I found out very common this point: Behave as a corporate company meanwhile you are still a startup. The most common 3 reasons I found are the following:
- Believing you become a corporate once you jump to the foreign market.
- Your brand is well recognized in your local market and it expected the same recognition in foreign countries.
- Your local employees or the founders are coming from a corporate background and it doesn’t change as a startup.
The main problem here is you lose the advantages and your added value as a tech startup. For example, your prices/quality, flexibility, close relationship with partners and customers, etc
My tips and proposals
It is necessary to realize what makes you successful and different in your local market against enterprise or corporate competitors. Many partners and customers prefer to work with startups because of the following reasons. Don’t forget these reasons makes you different and bring added value to them:
- Your ratio price/feature or quality is one of the best at your industry
- You keep a very good relationship with the employees, treating them as humans and not numbers.
- Your customers feel you pay attention to them. Enterprise and corporate companies are more focus on making their numbers and skip this attention to many customers because they don’t bring the big numbers or is not the target.

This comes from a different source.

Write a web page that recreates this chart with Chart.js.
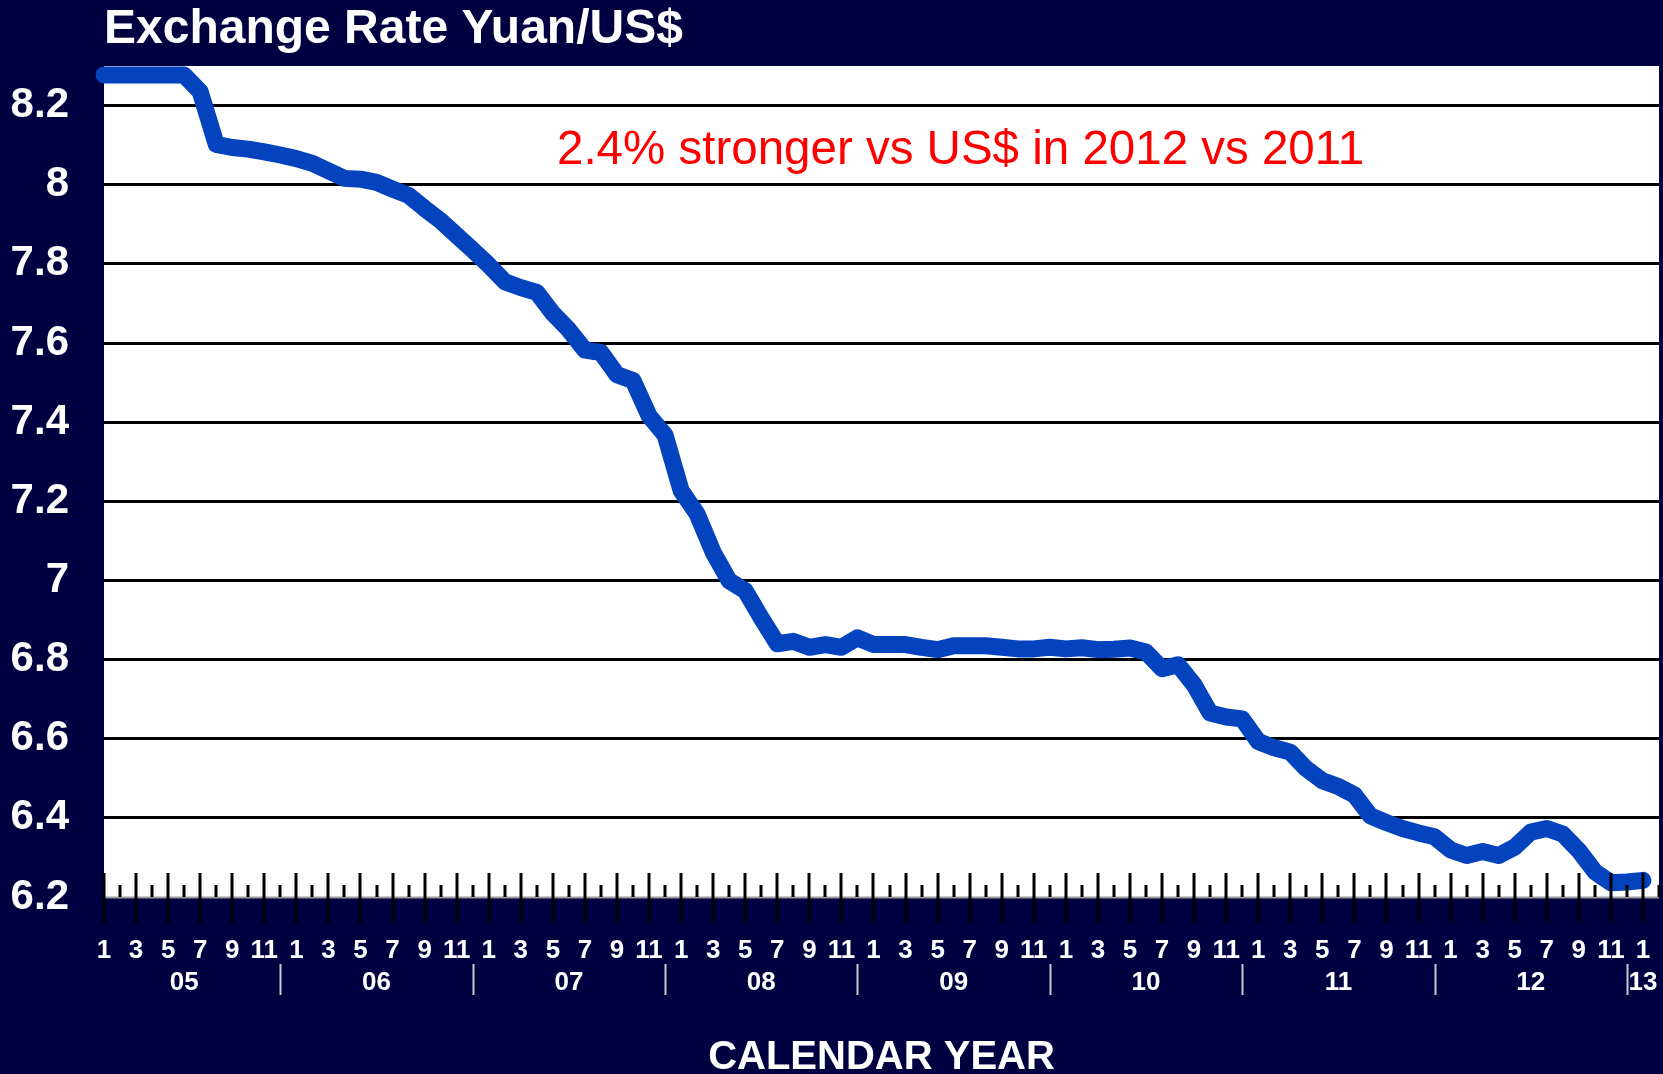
<!DOCTYPE html>
<html>
<head>
<meta charset="utf-8">
<script src="https://cdn.jsdelivr.net/npm/chart.js@4.4.1/dist/chart.umd.min.js"></script>
<style>
  html, body { margin: 0; padding: 0; background: #000040; }
  #wrap { width: 1663px; height: 1074px; position: relative; }
</style>
</head>
<body>
<div id="wrap"><canvas id="c"></canvas></div>
<script>
// ---------- data ----------
const years = ['05', '06', '07', '08', '09', '10', '11', '12', '13'];
const monthTickLabels = ['1', '3', '5', '7', '9', '11'];
// monthly Yuan per US$, Jan 2005 .. Jan 2013
const values = [
  8.277, 8.277, 8.277, 8.277, 8.277, 8.277, 8.235, 8.102, 8.094, 8.090, 8.083, 8.075, // 2005
  8.066, 8.054, 8.035, 8.016, 8.014, 8.006, 7.989, 7.973, 7.940, 7.909, 7.872, 7.835, // 2006
  7.797, 7.755, 7.740, 7.728, 7.675, 7.633, 7.582, 7.576, 7.520, 7.505, 7.416, 7.367, // 2007
  7.227, 7.168, 7.071, 6.999, 6.974, 6.905, 6.840, 6.846, 6.831, 6.838, 6.831, 6.855, // 2008
  6.838, 6.838, 6.838, 6.831, 6.825, 6.835, 6.835, 6.835, 6.831, 6.827, 6.827, 6.831, // 2009
  6.827, 6.830, 6.825, 6.826, 6.829, 6.819, 6.777, 6.787, 6.736, 6.665, 6.655, 6.650, // 2010
  6.593, 6.577, 6.566, 6.524, 6.494, 6.479, 6.458, 6.405, 6.388, 6.373, 6.362, 6.352, // 2011
  6.319, 6.305, 6.315, 6.305, 6.326, 6.364, 6.373, 6.359, 6.317, 6.264, 6.236, 6.238, // 2012
  6.242                                                                               // 2013
];
const yTicks = [6.2, 6.4, 6.6, 6.8, 7.0, 7.2, 7.4, 7.6, 7.8, 8.0, 8.2];
const titleText = 'Exchange Rate Yuan/US$';
const noteText = '2.4% stronger vs US$ in 2012 vs 2011';
const axisTitle = 'CALENDAR YEAR';

// categories: year/month for each value
const categories = values.map((_, i) => years[Math.floor(i / 12)] + '-' + String(i % 12 + 1));
const points = values.map((v, i) => ({ x: i, y: v }));

const FONT = "'Liberation Sans', Arial, Helvetica, sans-serif";
const NAVY = '#000040';

const decor = {
  id: 'decor',
  beforeDraw(chart) {
    const { ctx, chartArea: a } = chart;
    ctx.save();
    ctx.fillStyle = NAVY;
    ctx.fillRect(0, 0, chart.width, chart.height);
    ctx.fillStyle = '#ffffff';
    ctx.fillRect(a.left, a.top, a.right - a.left, a.bottom - a.top);
    ctx.restore();
  },
  afterDraw(chart) {
    const { ctx, chartArea: a } = chart;
    const xs = chart.scales.x;
    ctx.save();
    // axis line
    ctx.strokeStyle = '#9a9a9a';
    ctx.lineWidth = 2;
    ctx.beginPath();
    ctx.moveTo(a.left, a.bottom + 0.5);
    ctx.lineTo(a.right, a.bottom + 0.5);
    ctx.stroke();
    // tick marks
    ctx.strokeStyle = '#000000';
    ctx.lineWidth = 3;
    const n = categories.length;
    for (let i = 0; i <= n; i++) {
      const x = Math.round(xs.getPixelForValue(i));
      ctx.beginPath();
      if (i % 2 === 0) {
        ctx.moveTo(x, a.bottom - 24);
        ctx.lineTo(x, a.bottom + 26);
      } else {
        ctx.moveTo(x, a.bottom - 12);
        ctx.lineTo(x, a.bottom);
      }
      ctx.stroke();
    }
    // month labels
    ctx.fillStyle = '#ffffff';
    ctx.font = 'bold 26px ' + FONT;
    ctx.textAlign = 'center';
    ctx.textBaseline = 'alphabetic';
    for (let i = 0; i < n; i += 2) {
      const m = categories[i].split('-')[1];
      ctx.fillText(m, xs.getPixelForValue(i), 958);
    }
    // year separators & labels
    ctx.strokeStyle = '#c8c8d0';
    ctx.lineWidth = 2;
    years.forEach((yr, k) => {
      const sep = 12 * k + 11;
      if (sep < n) {
        const sx = Math.round(xs.getPixelForValue(sep)) + 0.5;
        ctx.beginPath();
        ctx.moveTo(sx, 964);
        ctx.lineTo(sx, 995);
        ctx.stroke();
      }
      const start = 12 * k - 1;
      const end = Math.min(12 * k + 11, n);
      ctx.fillText(yr, xs.getPixelForValue((start + end) / 2), 990);
    });
    // axis title
    ctx.font = 'bold 40px ' + FONT;
    ctx.fillText(axisTitle, (a.left + a.right) / 2, 1069);
    // main title
    ctx.textAlign = 'left';
    ctx.font = 'bold 48px ' + FONT;
    ctx.fillText(titleText, 104, 43);
    // annotation
    ctx.fillStyle = '#ff0000';
    ctx.font = '47.5px ' + FONT;
    ctx.fillText(noteText, 557, 164);
    ctx.restore();
  }
};

new Chart(document.getElementById('c'), {
  type: 'line',
  data: {
    datasets: [{
      data: points,
      borderColor: '#0343BE',
      borderWidth: 17,
      borderCapStyle: 'round',
      borderJoinStyle: 'round',
      pointRadius: 0,
      tension: 0,
      fill: false,
      clip: false
    }]
  },
  options: {
    responsive: true,
    maintainAspectRatio: false,
    devicePixelRatio: 1,
    animation: false,
    events: [],
    layout: { padding: { top: 66, right: 4, left: 0, bottom: 0 } },
    plugins: { legend: { display: false }, tooltip: { enabled: false }, title: { display: false } },
    scales: {
      x: {
        type: 'linear',
        min: 0,
        max: categories.length,
        grid: { display: false },
        border: { display: false },
        ticks: { display: false },
        afterFit(s) { s.height = 177; }
      },
      y: {
        min: 6.2,
        max: 8.3,
        afterBuildTicks(s) { s.ticks = yTicks.map(v => ({ value: v })); },
        afterFit(s) { s.width = 104; },
        border: { display: false },
        grid: {
          drawTicks: false,
          lineWidth: 3,
          color: (c) => (c.tick && Math.abs(c.tick.value - 6.2) < 1e-6) ? 'rgba(0,0,0,0)' : '#000000'
        },
        ticks: {
          padding: 35,
          color: '#ffffff',
          font: { family: FONT, size: 42, weight: 'bold' },
          callback: (v) => String(Math.round(v * 10) / 10)
        }
      }
    }
  },
  plugins: [decor]
});
</script>
</body>
</html>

- Enterprise and corporate employees spend a big part of their time making reports into their systems and to their managers. Meanwhile, they don’t have time to go outside and gives proper support to the current customer or look for more customers.
- My last personal tip, “Never forget your roots. This may be the key to your past and future success.”
What do you think about these mistakes?
Have you ever experienced any of the mistakes mentioned in this article?
Would you change or add anything else from your own experience?